Alex Hindin, St. Louis Park

Even those who are mobile would like a better link to garage

Recent letters regarding Guthrie Theater mobility missed an opportunity to mention a way to improve it: Open up the so called "production link" from the parking ramp to the theater for use as its original purpose — a skyway. As an able-bodied person, I find the walk across a traffic-jammed, icy and slippery 2nd Street in the winter fraught with danger and inconvenience. As a result, I often find other places to park.

While a Minneapolis city ordinance prohibits pedestrian skyways in the Mill City, the "production link" looks very much like a skyway — which no doubt it was (and is).
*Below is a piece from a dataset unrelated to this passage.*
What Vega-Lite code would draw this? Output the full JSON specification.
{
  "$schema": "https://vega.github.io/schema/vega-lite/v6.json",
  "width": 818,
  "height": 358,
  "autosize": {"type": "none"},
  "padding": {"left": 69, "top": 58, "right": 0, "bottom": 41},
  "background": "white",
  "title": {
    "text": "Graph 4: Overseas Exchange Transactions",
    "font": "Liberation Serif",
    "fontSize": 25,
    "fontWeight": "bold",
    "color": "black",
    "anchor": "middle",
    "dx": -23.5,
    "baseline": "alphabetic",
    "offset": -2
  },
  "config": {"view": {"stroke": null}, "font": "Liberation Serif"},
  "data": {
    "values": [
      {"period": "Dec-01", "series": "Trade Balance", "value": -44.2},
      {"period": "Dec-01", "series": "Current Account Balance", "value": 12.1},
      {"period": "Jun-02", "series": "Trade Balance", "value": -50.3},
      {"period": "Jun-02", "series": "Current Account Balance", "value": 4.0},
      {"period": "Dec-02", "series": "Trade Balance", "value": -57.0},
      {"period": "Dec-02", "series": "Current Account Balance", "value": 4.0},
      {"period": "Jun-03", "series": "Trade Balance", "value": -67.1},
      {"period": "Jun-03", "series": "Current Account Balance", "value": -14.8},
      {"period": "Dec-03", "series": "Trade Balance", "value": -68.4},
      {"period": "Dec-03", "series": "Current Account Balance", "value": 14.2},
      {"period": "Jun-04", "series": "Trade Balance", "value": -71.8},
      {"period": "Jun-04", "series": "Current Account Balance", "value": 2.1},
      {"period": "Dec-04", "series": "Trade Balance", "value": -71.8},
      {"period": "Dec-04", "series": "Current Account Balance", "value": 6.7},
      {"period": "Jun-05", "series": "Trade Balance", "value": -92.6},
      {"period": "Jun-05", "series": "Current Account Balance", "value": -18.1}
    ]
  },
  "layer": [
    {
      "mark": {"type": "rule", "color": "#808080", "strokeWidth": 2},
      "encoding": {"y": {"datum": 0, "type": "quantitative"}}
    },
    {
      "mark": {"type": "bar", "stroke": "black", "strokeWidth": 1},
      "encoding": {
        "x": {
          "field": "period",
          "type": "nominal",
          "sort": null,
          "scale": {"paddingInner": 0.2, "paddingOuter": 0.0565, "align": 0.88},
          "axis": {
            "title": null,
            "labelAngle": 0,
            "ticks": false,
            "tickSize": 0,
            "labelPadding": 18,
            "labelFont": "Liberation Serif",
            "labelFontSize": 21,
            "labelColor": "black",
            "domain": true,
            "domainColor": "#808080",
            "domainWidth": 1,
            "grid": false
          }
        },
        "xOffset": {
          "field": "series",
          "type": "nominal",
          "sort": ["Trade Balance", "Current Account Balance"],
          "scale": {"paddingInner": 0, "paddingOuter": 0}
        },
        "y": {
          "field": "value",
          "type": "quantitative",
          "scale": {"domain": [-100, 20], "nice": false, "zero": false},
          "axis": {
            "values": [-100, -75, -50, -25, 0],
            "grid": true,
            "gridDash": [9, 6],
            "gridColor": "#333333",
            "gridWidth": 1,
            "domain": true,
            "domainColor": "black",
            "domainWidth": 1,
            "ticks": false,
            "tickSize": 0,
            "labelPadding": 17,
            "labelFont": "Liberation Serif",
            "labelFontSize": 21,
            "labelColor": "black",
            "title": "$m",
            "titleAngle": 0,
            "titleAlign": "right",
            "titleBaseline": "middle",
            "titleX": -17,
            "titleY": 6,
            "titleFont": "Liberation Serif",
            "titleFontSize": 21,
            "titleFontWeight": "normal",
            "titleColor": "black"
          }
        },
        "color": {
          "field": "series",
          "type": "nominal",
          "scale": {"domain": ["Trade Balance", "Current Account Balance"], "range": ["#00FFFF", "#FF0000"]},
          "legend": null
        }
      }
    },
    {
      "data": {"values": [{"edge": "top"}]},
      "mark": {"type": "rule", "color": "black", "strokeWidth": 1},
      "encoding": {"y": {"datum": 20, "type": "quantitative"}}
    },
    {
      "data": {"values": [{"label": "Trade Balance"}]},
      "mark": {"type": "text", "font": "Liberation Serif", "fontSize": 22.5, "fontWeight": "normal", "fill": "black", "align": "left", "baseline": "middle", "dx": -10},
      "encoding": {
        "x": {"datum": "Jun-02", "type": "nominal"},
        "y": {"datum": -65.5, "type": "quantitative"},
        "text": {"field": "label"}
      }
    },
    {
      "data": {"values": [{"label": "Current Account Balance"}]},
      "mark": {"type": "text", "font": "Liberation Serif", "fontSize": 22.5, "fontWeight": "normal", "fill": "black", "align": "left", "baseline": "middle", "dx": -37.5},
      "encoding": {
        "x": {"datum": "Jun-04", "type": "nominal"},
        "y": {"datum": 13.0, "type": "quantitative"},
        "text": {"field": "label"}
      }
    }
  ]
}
If it is used as such, pedestrians and drivers will rejoice.

S. Steve Adkins, Lakeville

Not a suitable topic for theatrical entertainment

I won't be going to see the Old Log Theater's production of "The Best Little Whorehouse in Texas." I've learned too much recently about the reality of prostitution to enjoy jokes, singing and dancing about it. Hollywood and Broadway have always suffered from a distorted nudge-nudge, wink-wink view of the often-violent exploitation of girls and women, as we've seen in "Pretty Woman," "Moulin Rouge," "Pretty Baby" and "Taxi Driver." In fact, 13 actors have won Academy Awards for playing prostitutes.

But the reality is that the average age prostitutes begin is 13; 70 percent were incest victims; 80 percent are rape victims; 75 percent attempt suicide, and they are 40 times more likely to be murdered. Our law enforcement leaders are finally taking this seriously, locking up sex traffickers for extended prison terms. Isn't it time the rest of us did?